▶ _Task description_
Restate the whole listing word for word. Pictures are left out.

** Start of Data excerpt **

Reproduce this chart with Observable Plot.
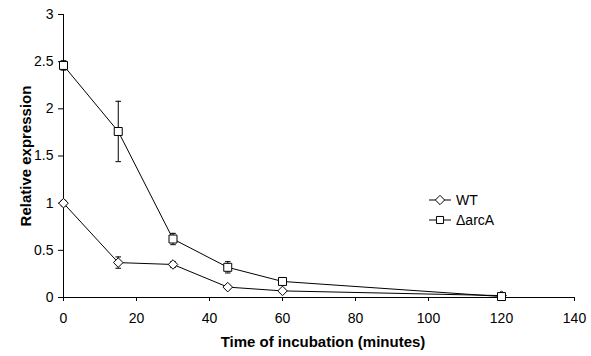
<!DOCTYPE html>
<html>
<head>
<meta charset="utf-8">
<script src="https://cdn.jsdelivr.net/npm/d3@7"></script>
<script src="https://cdn.jsdelivr.net/npm/@observablehq/plot@0.6"></script>
<style>
  html, body { margin: 0; padding: 0; background: #fff; }
  #wrap { position: relative; width: 591px; height: 356px; font-family: Arial, "Liberation Sans", sans-serif; }
  #legend { position: absolute; left: 428px; top: 190px; font-size: 14px; color: #000; }
  #legend .row { display: flex; align-items: center; height: 20px; }
  #legend svg { margin-right: 4px; }
</style>
</head>
<body>
<div id="wrap"></div>
<script>
// Data
const times = [0, 15, 30, 45, 60, 120];
const wtValues = [1.0, 0.37, 0.35, 0.11, 0.07, 0.02];
const wtErrors = [0.03, 0.06, 0.03, 0.02, 0.01, 0.01];
const arcAValues = [2.46, 1.76, 0.62, 0.32, 0.17, 0.01];
const arcAErrors = [0.05, 0.32, 0.06, 0.06, 0.02, 0.02];
const seriesNames = ["WT", "\u0394arcA"];
const xTicks = [0, 20, 40, 60, 80, 100, 120, 140];
const yTicks = [0, 0.5, 1, 1.5, 2, 2.5, 3];
const xTitle = "Time of incubation (minutes)";
const yTitle = "Relative expression";

const rows = [];
times.forEach((t, i) => {
  rows.push({series: seriesNames[0], t, v: wtValues[i], e: wtErrors[i]});
  rows.push({series: seriesNames[1], t, v: arcAValues[i], e: arcAErrors[i]});
});

const capSymbol = {
  draw(context, size) {
    context.moveTo(-2.8, 0);
    context.lineTo(2.8, 0);
  }
};

const chart = Plot.plot({
  width: 591,
  height: 356,
  marginLeft: 63,
  marginRight: 17,
  marginTop: 14,
  marginBottom: 59,
  style: {fontFamily: "Arial, 'Liberation Sans', sans-serif", fontSize: "14px", color: "#000", background: "#fff"},
  x: {domain: [0, 140]},
  y: {domain: [0, 3]},
  marks: [
    Plot.axisX({ticks: xTicks, tickSize: 4, tickPadding: 12, label: null, tickFormat: d => `${d}`}),
    Plot.axisY({ticks: yTicks, tickSize: 5, tickPadding: 5, label: null, tickFormat: d => `${d}`}),
    Plot.ruleX([0], {stroke: "#000"}),
    Plot.ruleY([0], {stroke: "#000"}),
    Plot.line(rows, {x: "t", y: "v", z: "series", stroke: "#000", strokeWidth: 1}),
    Plot.ruleX(rows, {x: "t", y1: d => d.v - d.e, y2: d => d.v + d.e, stroke: "#000", strokeWidth: 1}),
    Plot.dot(rows, {x: "t", y: d => d.v - d.e, symbol: () => capSymbol, r: 3, stroke: "#000", fill: "none", strokeWidth: 1}),
    Plot.dot(rows, {x: "t", y: d => d.v + d.e, symbol: () => capSymbol, r: 3, stroke: "#000", fill: "none", strokeWidth: 1}),
    Plot.dot(rows.filter(d => d.series === seriesNames[0]), {x: "t", y: "v", symbol: "diamond2", r: 4.3, fill: "#fff", stroke: "#000", strokeWidth: 1}),
    Plot.dot(rows.filter(d => d.series === seriesNames[1]), {x: "t", y: "v", symbol: "square", r: 4.5, fill: "#fff", stroke: "#000", strokeWidth: 1}),
    Plot.text([yTitle], {frameAnchor: "left", textAnchor: "middle", rotate: -90, dx: -37, fontWeight: "bold", fontSize: 15, fill: "#000"}),
    Plot.text([xTitle], {frameAnchor: "bottom", dy: 49, dx: 4, fontWeight: "bold", fontSize: 15, fill: "#000"})
  ]
});

const wrap = document.getElementById("wrap");
wrap.appendChild(chart);

// Legend
const legend = document.createElement("div");
legend.id = "legend";
seriesNames.forEach((name) => {
  const row = document.createElement("div");
  row.className = "row";
  const svg = d3.create("svg").attr("width", 24).attr("height", 12);
  svg.append("line").attr("x1", 1).attr("x2", 23).attr("y1", 6).attr("y2", 6).attr("stroke", "#000");
  svg.append("path")
    .attr("transform", "translate(12,6)")
    .attr("d", d3.symbol(name === seriesNames[0] ? d3.symbolDiamond2 : d3.symbolSquare, name === seriesNames[0] ? 55 : 50)())
    .attr("fill", "#fff").attr("stroke", "#000");
  row.appendChild(svg.node());
  const span = document.createElement("span");
  span.textContent = name;
  row.appendChild(span);
  legend.appendChild(row);
});
wrap.appendChild(legend);
</script>
</body>
</html>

** End of Data excerpt **

▶ _Written answer_
Reproduce this chart with Observable Plot.
<!DOCTYPE html>
<html>
<head>
<meta charset="utf-8">
<script src="https://cdn.jsdelivr.net/npm/d3@7"></script>
<script src="https://cdn.jsdelivr.net/npm/@observablehq/plot@0.6"></script>
<style>
  html, body { margin: 0; padding: 0; background: #fff; }
  #wrap { position: relative; width: 591px; height: 356px; font-family: Arial, "Liberation Sans", sans-serif; }
  #legend { position: absolute; left: 428px; top: 190px; font-size: 14px; color: #000; }
  #legend .row { display: flex; align-items: center; height: 20px; }
  #legend svg { margin-right: 4px; }
</style>
</head>
<body>
<div id="wrap"></div>
<script>
// Data
const times = [0, 15, 30, 45, 60, 120];
const wtValues = [1.0, 0.37, 0.35, 0.11, 0.07, 0.02];
const wtErrors = [0.03, 0.06, 0.03, 0.02, 0.01, 0.01];
const arcAValues = [2.46, 1.76, 0.62, 0.32, 0.17, 0.01];
const arcAErrors = [0.05, 0.32, 0.06, 0.06, 0.02, 0.02];
const seriesNames = ["WT", "\u0394arcA"];
const xTicks = [0, 20, 40, 60, 80, 100, 120, 140];
const yTicks = [0, 0.5, 1, 1.5, 2, 2.5, 3];
const xTitle = "Time of incubation (minutes)";
const yTitle = "Relative expression";

const rows = [];
times.forEach((t, i) => {
  rows.push({series: seriesNames[0], t, v: wtValues[i], e: wtErrors[i]});
  rows.push({series: seriesNames[1], t, v: arcAValues[i], e: arcAErrors[i]});
});

const capSymbol = {
  draw(context, size) {
    context.moveTo(-2.8, 0);
    context.lineTo(2.8, 0);
  }
};

const chart = Plot.plot({
  width: 591,
  height: 356,
  marginLeft: 63,
  marginRight: 17,
  marginTop: 14,
  marginBottom: 59,
  style: {fontFamily: "Arial, 'Liberation Sans', sans-serif", fontSize: "14px", color: "#000", background: "#fff"},
  x: {domain: [0, 140]},
  y: {domain: [0, 3]},
  marks: [
    Plot.axisX({ticks: xTicks, tickSize: 4, tickPadding: 12, label: null, tickFormat: d => `${d}`}),
    Plot.axisY({ticks: yTicks, tickSize: 5, tickPadding: 5, label: null, tickFormat: d => `${d}`}),
    Plot.ruleX([0], {stroke: "#000"}),
    Plot.ruleY([0], {stroke: "#000"}),
    Plot.line(rows, {x: "t", y: "v", z: "series", stroke: "#000", strokeWidth: 1}),
    Plot.ruleX(rows, {x: "t", y1: d => d.v - d.e, y2: d => d.v + d.e, stroke: "#000", strokeWidth: 1}),
    Plot.dot(rows, {x: "t", y: d => d.v - d.e, symbol: () => capSymbol, r: 3, stroke: "#000", fill: "none", strokeWidth: 1}),
    Plot.dot(rows, {x: "t", y: d => d.v + d.e, symbol: () => capSymbol, r: 3, stroke: "#000", fill: "none", strokeWidth: 1}),
    Plot.dot(rows.filter(d => d.series === seriesNames[0]), {x: "t", y: "v", symbol: "diamond2", r: 4.3, fill: "#fff", stroke: "#000", strokeWidth: 1}),
    Plot.dot(rows.filter(d => d.series === seriesNames[1]), {x: "t", y: "v", symbol: "square", r: 4.5, fill: "#fff", stroke: "#000", strokeWidth: 1}),
    Plot.text([yTitle], {frameAnchor: "left", textAnchor: "middle", rotate: -90, dx: -37, fontWeight: "bold", fontSize: 15, fill: "#000"}),
    Plot.text([xTitle], {frameAnchor: "bottom", dy: 49, dx: 4, fontWeight: "bold", fontSize: 15, fill: "#000"})
  ]
});

const wrap = document.getElementById("wrap");
wrap.appendChild(chart);

// Legend
const legend = document.createElement("div");
legend.id = "legend";
seriesNames.forEach((name) => {
  const row = document.createElement("div");
  row.className = "row";
  const svg = d3.create("svg").attr("width", 24).attr("height", 12);
  svg.append("line").attr("x1", 1).attr("x2", 23).attr("y1", 6).attr("y2", 6).attr("stroke", "#000");
  svg.append("path")
    .attr("transform", "translate(12,6)")
    .attr("d", d3.symbol(name === seriesNames[0] ? d3.symbolDiamond2 : d3.symbolSquare, name === seriesNames[0] ? 55 : 50)())
    .attr("fill", "#fff").attr("stroke", "#000");
  row.appendChild(svg.node());
  const span = document.createElement("span");
  span.textContent = name;
  row.appendChild(span);
  legend.appendChild(row);
});
wrap.appendChild(legend);
</script>
</body>
</html>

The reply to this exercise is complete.